Published online by Cambridge University Press: 24 November 2022
Dream delivers us to dream,
and there is no end to illusion.
Ralph Waldo Emerson, “Experience”
Travel
Aldous Huxley referred to travel as a vice, “…imperious, demanding its victim's time, money, energy and the sacrifice of comfort.” That is true enough, but like all vices it also provides a gratification that makes the adversity seem somehow worth putting up with, at least in retrospect.
The “delights” of modern air travel are considerable: the sleepless night before, the rush to get to the airport in time, the fear that one has forgotten something (passport, e-ticket, toothbrush), the endless zigzagging queues, the need to half-undress at the security counter with a line of people waiting on you (removing the belt from your trousers becoming a herculean task).
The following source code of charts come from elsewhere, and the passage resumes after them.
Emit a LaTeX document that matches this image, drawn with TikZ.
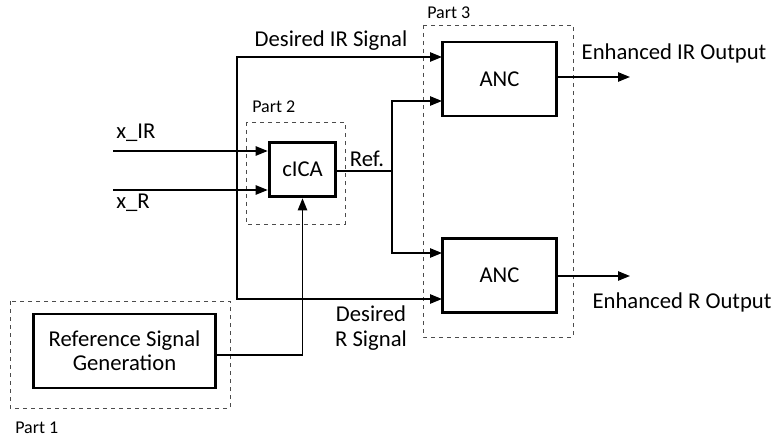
\documentclass[tikz,border=0pt]{standalone}
\usepackage{fontspec}
\setmainfont{Carlito}
\usetikzlibrary{arrows.meta}

\tikzset{
  block/.style={draw, line width=2.2pt, minimum width=#1, align=center, font=\fontsize{17}{20}\selectfont},
  partbox/.style={draw=black!70, dashed, line width=0.6pt},
  sig/.style={line width=1.1pt, -{Triangle[length=9pt,width=7pt]}},
  wire/.style={line width=1.1pt},
  lbl/.style={font=\fontsize{17}{20}\selectfont, align=center, inner sep=0pt},
  partlbl/.style={font=\fontsize{13.5}{15}\selectfont, anchor=west, inner sep=0pt}
}

\begin{document}
\begin{tikzpicture}[x=0.75pt, y=-0.75pt]
  \useasboundingbox (0,0) rectangle (773,438);

  % Dashed part boxes
  \draw[partbox] (10,301) rectangle (230,408);
  \draw[partbox] (246,122) rectangle (345,224);
  \draw[partbox] (423,25) rectangle (573,337);
  \node[partlbl] (part1) at (15,428) {Part 1};
  \node[partlbl] (part2) at (252,107) {Part 2};
  \node[partlbl] (part3) at (427,13) {Part 3};

  % Blocks
  \node[block=137pt, minimum height=55.5pt] (rsg) at (124.5,351) {Reference Signal\\[-2pt]Generation};
  \node[block=50pt, minimum height=41pt] (cica) at (302.5,169.5) {cICA};
  \node[block=86pt, minimum height=55.5pt] (ancir) at (499.5,79) {ANC};
  \node[block=86pt, minimum height=56pt] (ancr) at (499.5,275.5) {ANC};

  % Inputs
  \coordinate (xir) at (113,151);
  \coordinate (xr) at (113,190);
  \coordinate (split) at (237,151);
  \node[lbl, anchor=west] (lxir) at (116,133) {x\_IR};
  \node[lbl, anchor=west] (lxr) at (116,203) {x\_R};
  \draw[sig] (xir) -- (xir -| cica.west);
  \draw[sig] (xr) -- (xr -| cica.west);

  % Desired signals
  \coordinate (dirin) at (442,57);
  \coordinate (drin) at (442,299);
  \draw[sig] (split) |- (dirin);
  \draw[sig] (split) |- (drin);
  \node[lbl] (ldir) at (331,41) {Desired IR Signal};
  \node[lbl] (ldr) at (371,328) {Desired\\[-1pt]R Signal};

  % Reference
  \coordinate (refj) at (392,171);
  \coordinate (refir) at (442,101);
  \coordinate (refr) at (442,253);
  \draw[wire] (cica.east |- refj) -- (refj);
  \draw[sig] (refj) |- (refir);
  \draw[sig] (refj) |- (refr);
  \node[lbl] (lref) at (367,159) {Ref.};
  \draw[sig] (rsg.east |- 0,355) -| (cica.south);

  % Outputs
  \coordinate (outir) at (630,77);
  \coordinate (outr) at (630,276);
  \draw[sig] (ancir.east |- outir) -- (outir);
  \draw[sig] (ancr.east |- outr) -- (outr);
  \node[lbl] (lout1) at (674,53) {Enhanced IR Output};
  \node[lbl] (lout2) at (682,302) {Enhanced R Output};
\end{tikzpicture}
\end{document}
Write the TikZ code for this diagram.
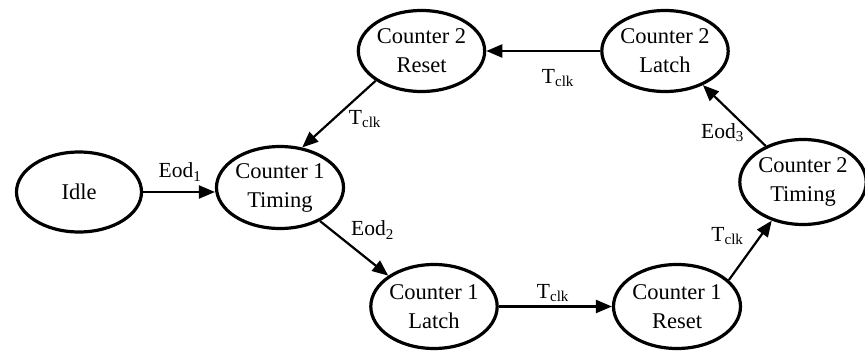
\documentclass[tikz,border=0pt]{standalone}
\usepackage{fontspec}
\setmainfont{Liberation Serif}
\usetikzlibrary{shapes.geometric,arrows.meta}
\begin{document}
\begin{tikzpicture}[x=1pt,y=-1pt,
  state/.style={ellipse,draw,line width=3.2pt,inner sep=0pt,align=center,
    font=\fontsize{22.5}{29}\selectfont},
  trans/.style={line width=2.2pt,-{Triangle[length=16pt,width=13pt]}},
  lbl/.style={font=\fontsize{21.5}{24}\selectfont,inner sep=0pt}]
\useasboundingbox (0,0) rectangle (865,356);
% states
\node[state,minimum width=125pt,minimum height=80pt] (idle) at (79,192) {Idle};
\node[state,minimum width=127pt,minimum height=82pt] (c1t) at (280,187.5) {Counter 1\\Timing};
\node[state,minimum width=124pt,minimum height=81pt] (c2r) at (421.5,51) {Counter 2\\Reset};
\node[state,minimum width=125pt,minimum height=81pt] (c2l) at (665,51) {Counter 2\\Latch};
\node[state,minimum width=117pt,minimum height=85pt] (c2t) at (803,182) {Counter 2\\Timing};
\node[state,minimum width=125pt,minimum height=84pt] (c1l) at (434,306.5) {Counter 1\\Latch};
\node[state,minimum width=127pt,minimum height=84pt] (c1r) at (677,306.5) {Counter 1\\Reset};
% transitions
\draw[trans] (idle.east) -- (c1t.west |- idle.east);
\draw[trans] (c2r.-147) -- (c1t.61);
\draw[trans] (c1t.-40) -- (c1l.146);
\draw[trans] (c1l) -- (c1r);
\draw[trans] (c1r.27) -- (c2t.-129);
\draw[trans] (c2t.136) -- (c2l.-42);
\draw[trans] (c2l) -- (c2r);
% transition labels
\node[lbl] (e1) at (180,172) {Eod$_{\mathrm{1}}$};
\node[lbl] (t1) at (365,119) {T$_{\mathrm{clk}}$};
\node[lbl] (e2) at (372.5,230) {Eod$_{\mathrm{2}}$};
\node[lbl] (t2) at (553,293) {T$_{\mathrm{clk}}$};
\node[lbl] (t3) at (727.5,236) {T$_{\mathrm{clk}}$};
\node[lbl] (e3) at (722.5,133) {Eod$_{\mathrm{3}}$};
\node[lbl] (t4) at (558,78) {T$_{\mathrm{clk}}$};
\end{tikzpicture}
\end{document}
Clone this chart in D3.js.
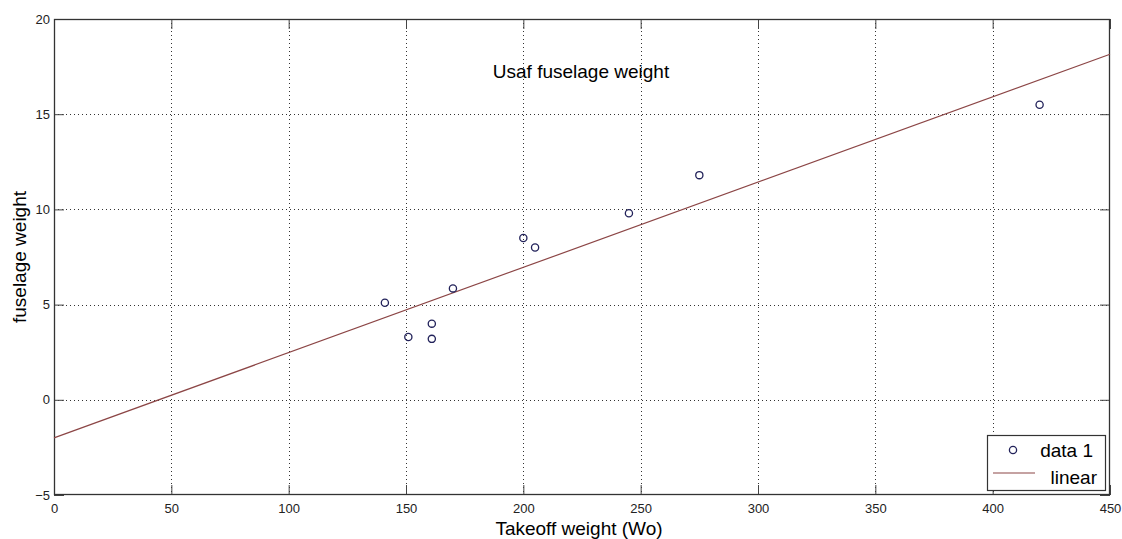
<!DOCTYPE html>
<html>
<head>
<meta charset="utf-8">
<script src="https://cdn.jsdelivr.net/npm/d3@7"></script>
<style>
  body { margin: 0; background: #fff; }
  svg { display: block; font-family: "Liberation Sans", Arial, sans-serif; }
  .tick text { fill: #222; font-size: 13px; }
</style>
</head>
<body>
<script>
const width = 1122;
const height = 539;

// data
const takeoffWeight = [141, 151, 161, 161, 170, 200, 205, 245, 275, 420];
const fuselageWeight = [5.1, 3.3, 4.0, 3.2, 5.85, 8.5, 8.0, 9.8, 11.8, 15.5];
const fitX = [0, 450];
const fitY = [-2.0, 18.15];
const xTicks = [0, 50, 100, 150, 200, 250, 300, 350, 400, 450];
const yTicks = [-5, 0, 5, 10, 15, 20];

const plotLeft = 54, plotRight = 1110, plotTop = 19, plotBottom = 495;

const svg = d3.select('body')
  .append('svg')
  .attr('width', width)
  .attr('height', height);

const x = d3.scaleLinear().domain([0, 450]).range([plotLeft, plotRight]);
const y = d3.scaleLinear().domain([-5, 20]).range([plotBottom, plotTop]);

// dotted grid
const grid = svg.append('g')
  .attr('stroke', '#333')
  .attr('stroke-width', 1)
  .attr('stroke-dasharray', '1,3');
grid.selectAll('.gx')
  .data(xTicks.slice(1, -1))
  .enter().append('line')
  .attr('x1', d => Math.round(x(d)) + 0.5).attr('x2', d => Math.round(x(d)) + 0.5)
  .attr('y1', plotTop).attr('y2', plotBottom);
grid.selectAll('.gy')
  .data(yTicks.slice(1, -1))
  .enter().append('line')
  .attr('y1', d => Math.round(y(d)) + 0.5).attr('y2', d => Math.round(y(d)) + 0.5)
  .attr('x1', plotLeft).attr('x2', plotRight);

// axes, ticks pointing inward like matlab
const bottomAxis = svg.append('g')
  .attr('transform', `translate(0,${plotBottom})`)
  .call(d3.axisBottom(x).tickValues(xTicks).tickSize(-10).tickPadding(9));
const leftAxis = svg.append('g')
  .attr('transform', `translate(${plotLeft},0)`)
  .call(d3.axisLeft(y).tickValues(yTicks).tickSize(-10).tickPadding(4));
const topAxis = svg.append('g')
  .attr('transform', `translate(0,${plotTop})`)
  .call(d3.axisTop(x).tickValues(xTicks).tickSize(-10).tickFormat(''));
const rightAxis = svg.append('g')
  .attr('transform', `translate(${plotRight},0)`)
  .call(d3.axisRight(y).tickValues(yTicks).tickSize(-10).tickFormat(''));

[bottomAxis, leftAxis, topAxis, rightAxis].forEach(a => {
  a.select('.domain').remove();
  a.selectAll('.tick line').attr('stroke', '#444');
});

// frame
svg.append('rect')
  .attr('x', plotLeft + 0.5).attr('y', plotTop + 0.5)
  .attr('width', plotRight - plotLeft - 1).attr('height', plotBottom - plotTop - 1)
  .attr('fill', 'none')
  .attr('stroke', '#333')
  .attr('stroke-width', 1.3);

// fitted line
svg.append('line')
  .attr('x1', x(fitX[0])).attr('y1', y(fitY[0]))
  .attr('x2', x(fitX[1])).attr('y2', y(fitY[1]))
  .attr('stroke', '#8c4646')
  .attr('stroke-width', 1.2);

// data points
svg.selectAll('circle.pt')
  .data(takeoffWeight.map((d, i) => [d, fuselageWeight[i]]))
  .enter().append('circle')
  .attr('class', 'pt')
  .attr('cx', d => x(d[0]))
  .attr('cy', d => y(d[1]))
  .attr('r', 3.6)
  .attr('fill', 'none')
  .attr('stroke', '#22225a')
  .attr('stroke-width', 1.3);

// title & labels
svg.append('text')
  .text('Usaf fuselage weight')
  .attr('x', 581).attr('y', 78)
  .attr('text-anchor', 'middle')
  .attr('font-size', 19)
  .attr('fill', '#000');

svg.append('text')
  .text('Takeoff weight (Wo)')
  .attr('x', 579).attr('y', 535)
  .attr('text-anchor', 'middle')
  .attr('font-size', 19)
  .attr('fill', '#000');

svg.append('text')
  .text('fuselage weight')
  .attr('transform', `translate(26,${(plotTop + plotBottom) / 2}) rotate(-90)`)
  .attr('text-anchor', 'middle')
  .attr('font-size', 19)
  .attr('fill', '#000');

// legend
const legend = svg.append('g');
legend.append('rect')
  .attr('x', 987.5).attr('y', 435.5)
  .attr('width', 118).attr('height', 55)
  .attr('fill', '#fff')
  .attr('stroke', '#333')
  .attr('stroke-width', 1.2);
legend.append('circle')
  .attr('cx', 1013).attr('cy', 450)
  .attr('r', 3.6)
  .attr('fill', 'none')
  .attr('stroke', '#22225a')
  .attr('stroke-width', 1.3);
legend.append('text')
  .text('data 1')
  .attr('x', 1093).attr('y', 457)
  .attr('text-anchor', 'end')
  .attr('font-size', 19)
  .attr('fill', '#000');
legend.append('line')
  .attr('x1', 993).attr('x2', 1035)
  .attr('y1', 473).attr('y2', 473)
  .attr('stroke', '#8c4646')
  .attr('stroke-width', 1.2);
legend.append('text')
  .text('linear')
  .attr('x', 1097).attr('y', 484)
  .attr('text-anchor', 'end')
  .attr('font-size', 19)
  .attr('fill', '#000');
</script>
</body>
</html>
And then there is the cramped seating space, the unpalatable airline food, screaming children in the seat in front and the seat behind, the sleep-forsaken night, and finally more endless zigzagging queues, the need to half-undress yet again, and the long wait for one's suitcases that are invariably the last to appear. And in the back of our minds, the thought is hovering ominously; in a fortnight or so we will have to go through the whole process once again. Enough to discourage any would-be traveller you might think. And yet thousands board planes every day, brace themselves, and go through these experiences with varying degrees of patience, acceptance, and annoyance.
It might ease our doubts about whether it is worthwhile making the effort, if we compare present-day travel to the experiences of the medieval traveller going by ship to the Holy Land. Instead of several hours, their trip took several weeks each way, and they travelled under conditions that we would regard not only as intolerably uncomfortable, but categorically provoking fate. Instead of the occasional frightful moments of turbulence that we occasionally experience, travellers by ship not infrequently encountered terrifying storms that would last for hours or days. In size, medieval ships were closer to modern river ferries than today's ocean liners, and the monstrous superliners, those floating hotels that even today stun us for their enormity, could not have been imagined. But the small vessels were crowded, with up to a thousand travellers, passengers, and crew.